OLAP (Online Analytical Processing) solutions were created to address OLTP challenges with data analysis.
Online Analytic Processing (OLAP) - Brief Overview
In OLAP, data is organized into “dimensions” and “measures” (aka “facts”). The former represent attributes of the reported entities, while the latter is derived from the number-based characteristic of the entities. Users can build their own reports by organizing dimensions into tables (column headers/or row titles) and viewing the measures (aka slicing & dicing). Dimensions can also be organized into a hierarchy that allows for reporting the measures at different levels of a hierarchy: roll-up (consolidation), and drill-down. Think Excel Pivot table.
Facts and Dimension Example
Facts (Students Tested Count, Average Score, Students Tested Counts in four achievement levels) organized by District, Assessment Grade, and Academic Year dimensions. Then, an example of a drill-down using the Ethnicity dimension.
Traditional OLAP databases usually store pre-aggregated, historical data in multi-dimensional schemas. See https://en.wikipedia.org/wiki/Comparison_of_OLAP_servers.
Columnar data stores,as the name implies, store the data in columns. They have characteristics that are well-suited for OLAP-like workloads. Storing data in columns allows for reduced and compressed storage, and because of that, these type of DBs perform particularly well with aggregation queries (such as SUM, COUNT, AVG, etc). Columnar databases are also very scalable and are well suited to massive parallel processing (MPP), which involves having data spread across a large cluster of machines. A few notable solutions in this category are:
Open Source: Greenplum Postgres-XL, Druid, Presto (with Parquet file store)
Managed: Google BigQuery, Amazon Redshift, Snowflake
Commercial: Vertica, Oracle, IBM Db2.
OLAP systems are generally optimized for a lower rate of concurrent transactions with complex queries (reads), and their effectiveness is measured by query response time. This statement highlights the following three points:
With OLAP, we can fulfill the requirement of providing complex customer-built reports to a small population of users (district and state administrators), but expanding this to all teachers is going to be problematic. This happened to be one of the tricky data problems our team faced. Our solution falls between OLAP and OLTP solutions, with neither of them being a good fit.

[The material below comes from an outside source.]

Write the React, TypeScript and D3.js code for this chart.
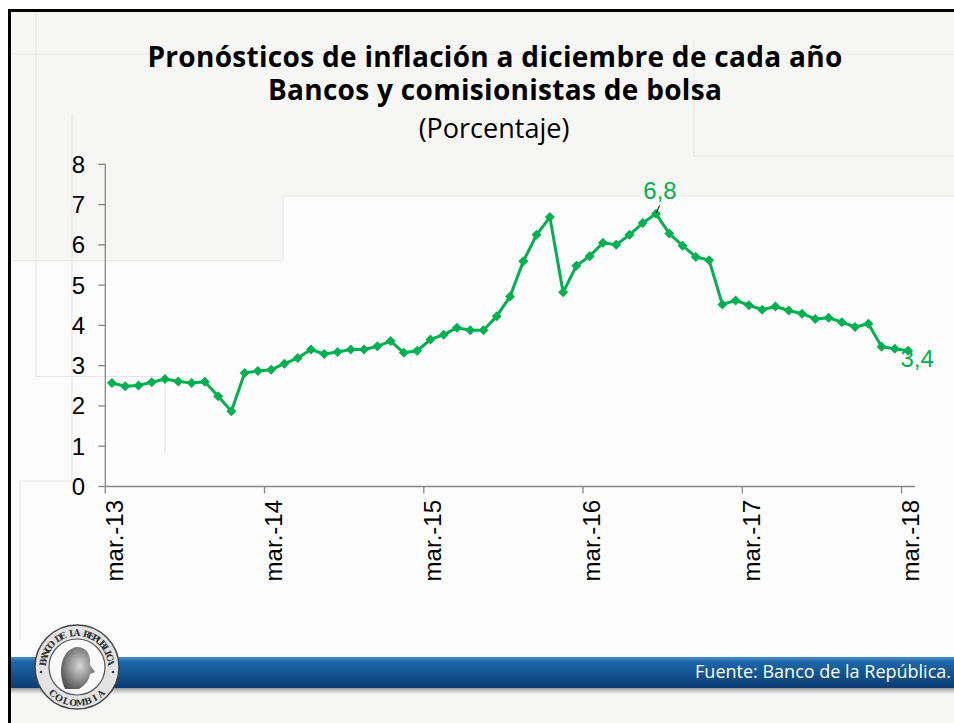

Shifting reporting responsibilities in the application
We solved this problem by dividing the reporting responsibilities between the DB layer and the application layer. The reports were reviewed and analyzed to define a database query constrained to a predefined subset of the data elements (e.g. one school, one subject, and x number of years). This allowed us to use the strength of OLTP indexes to quickly return the needed set of data to the application layer. Since these reports were focused on one class or one school, the returned data size was small enough for the application layer to handle. The application then performed the additional filtering/sorting in memory.
The Educational Reporting Data Warehouse presented the team with particular data reporting/analysis challenges, similar to issues encountered in many data warehouse systems. Neither an OLTP or OLAP solution by itself addressed business needs. The resulting product is a hybrid solution using Amazon Aurora (OLTP) for data reporting and Amazon Redshift (OLAP) for data analysis reports.